Background: There is marked variability in the reported stroke rates among persons with heart failure (HF). We performed a meta-analysis to provide summary estimates of the stroke rate in HF and to explain heterogeneity in the existing literature. We will summarize the ischemic stroke rate at various time points during follow-up among adults with chronic heart failure.
Methods and results: A systematic review of the electronic literature in Medline and PubMed as well as hand searching of the reference lists of identified articles and of the meeting abstracts for the 1995-2004 American College of Cardiology and American Heart Association scientific sessions was performed to identify qualifying studies. Articles were included if they included a population with chronic HF and reported the number (or percent) of persons with HF who experienced an ischemic stroke during follow-up. Studies were excluded if the study population included > or = 50% of persons with acute (postmyocardial infarction) HF, or if > or = 50% of the study population required artificial support with a ventricular assist device or parenteral inotropic medications. Case reports, case series, and nonoriginal research articles were not included. Determination of study eligibility and data extraction were conducted by 2 independent reviewers using standardized forms. Results are reported as stroke rate per 1000 cases of HF, with 95% Poisson confidence intervals. Pooled estimates of the stroke rate were calculated with fixed and random effects models. Heterogeneity was explored according to a priori specified subgroup analyses. Overall, 26 studies met inclusion criteria. Eighteen of every 1000 persons suffered a stroke during the first year after the diagnosis of HF. The stroke rate increased to a maximum of 47.4 per 1000 at 5 years. Studies with fewer women, those conducted in 1990 or earlier, and cohort studies reported higher stroke rates than studies with more women, those conducted after 1990, and clinical trials.

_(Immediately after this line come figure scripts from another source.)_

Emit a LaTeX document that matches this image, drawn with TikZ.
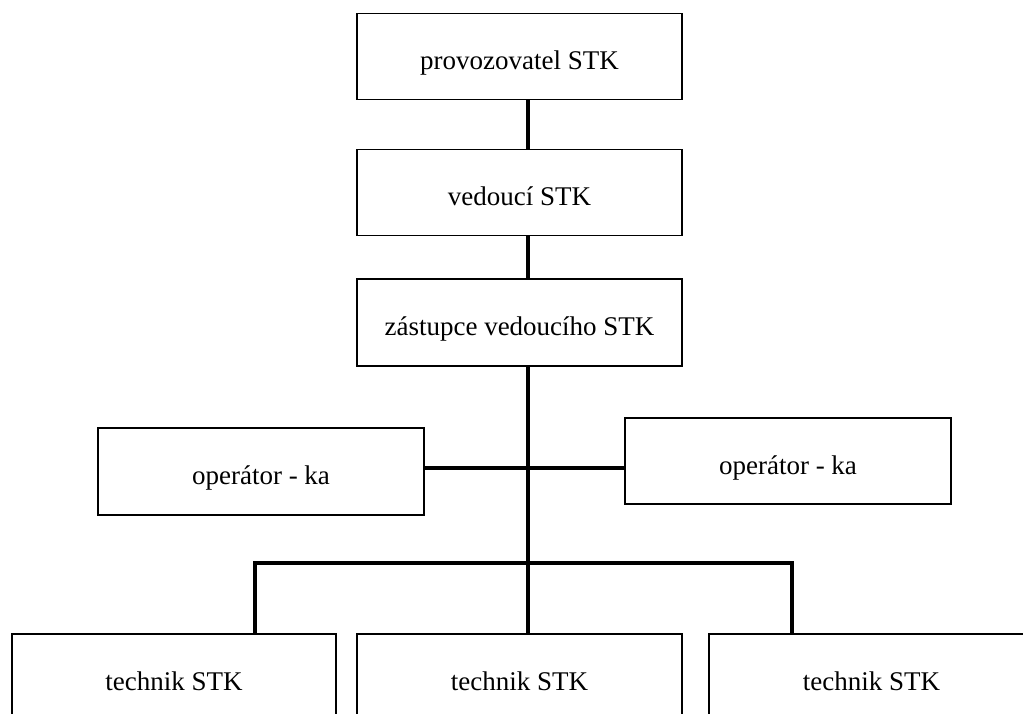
\documentclass[tikz,border=0pt]{standalone}
\usepackage{fontspec}
\setmainfont{Liberation Serif}
\tikzset{box/.style={draw, line width=1.3pt, minimum width=325pt, minimum height=86pt,
    inner sep=0pt, text height=26pt, text depth=0pt, font=\fontsize{27}{31}\selectfont}}
\tikzset{link/.style={line width=3.6pt}}

\begin{document}
\begin{tikzpicture}[x=1pt, y=-1pt]

  \clip (0, 0) rectangle (1023, 713);

  \newcommand\XS{528};
  \newcommand\YBAR{468};
  \newcommand\YFORK{563};

  % chain at the top
  \node[box] (prov) at (519.5, 56.5) {provozovatel STK};
  \node[box] (ved)  at (519.5, 192.5) {vedouc\'i STK};
  \node[box, minimum height=87pt] (zast) at (519.5, 322.5) {z\'astupce vedouc\'iho STK};

  % side boxes
  \node[box, minimum width=326pt, minimum height=87pt] (opL) at (261, 471.5) {oper\'ator - ka};
  \node[box, minimum width=326pt] (opR) at (788, 461) {oper\'ator - ka};

  % bottom row
  \node[box, minimum width=324pt] (tech1) at (174, 677) {technik STK};
  \node[box] (tech2) at (519.5, 677) {technik STK};
  \node[box] (tech3) at (871.5, 677) {technik STK};

  \coordinate (spine) at (\XS, 0);
  \coordinate (bar)   at (0, \YBAR);
  \coordinate (fork)  at (\XS, \YFORK);
  \coordinate (lleg)  at (255, 0);
  \coordinate (rleg)  at (792, 0);

  \draw[link] (prov.south -| spine) -- (ved.north -| spine);
  \draw[link] (ved.south -| spine) -- (zast.north -| spine);
  \draw[link] (zast.south -| spine) -- (tech2.north -| spine);
  \draw[link] (opL.east |- bar) -- (opR.west |- bar);
  \draw[link] (tech1.north -| lleg) |- (fork) -| (tech3.north -| rleg);

\end{tikzpicture}
\end{document}
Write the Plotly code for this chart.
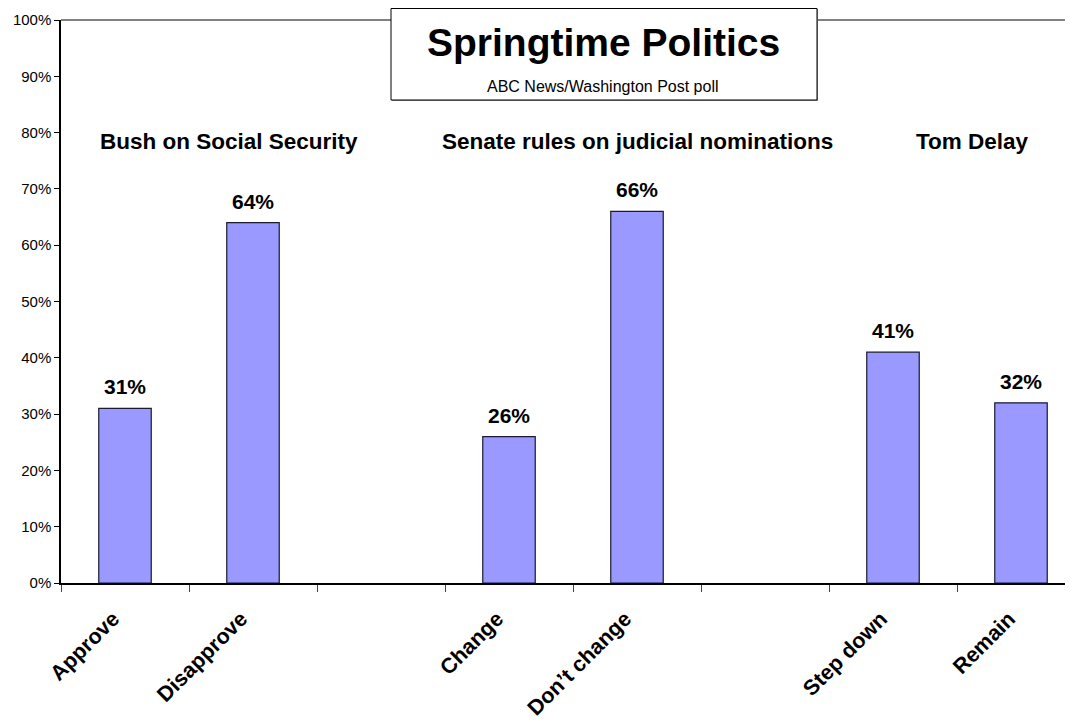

Conclusions: Stroke is an important complication among persons with HF. Variability among reported stroke rates can be explained in part by differences in study design, patient population, and HF standards of care at the time of the study. Despite the heterogeneity in reported stroke rates, this meta-analysis shows that stroke prevention in HF represents an opportunity to prevent morbidity and save many lives in this highly fatal disease.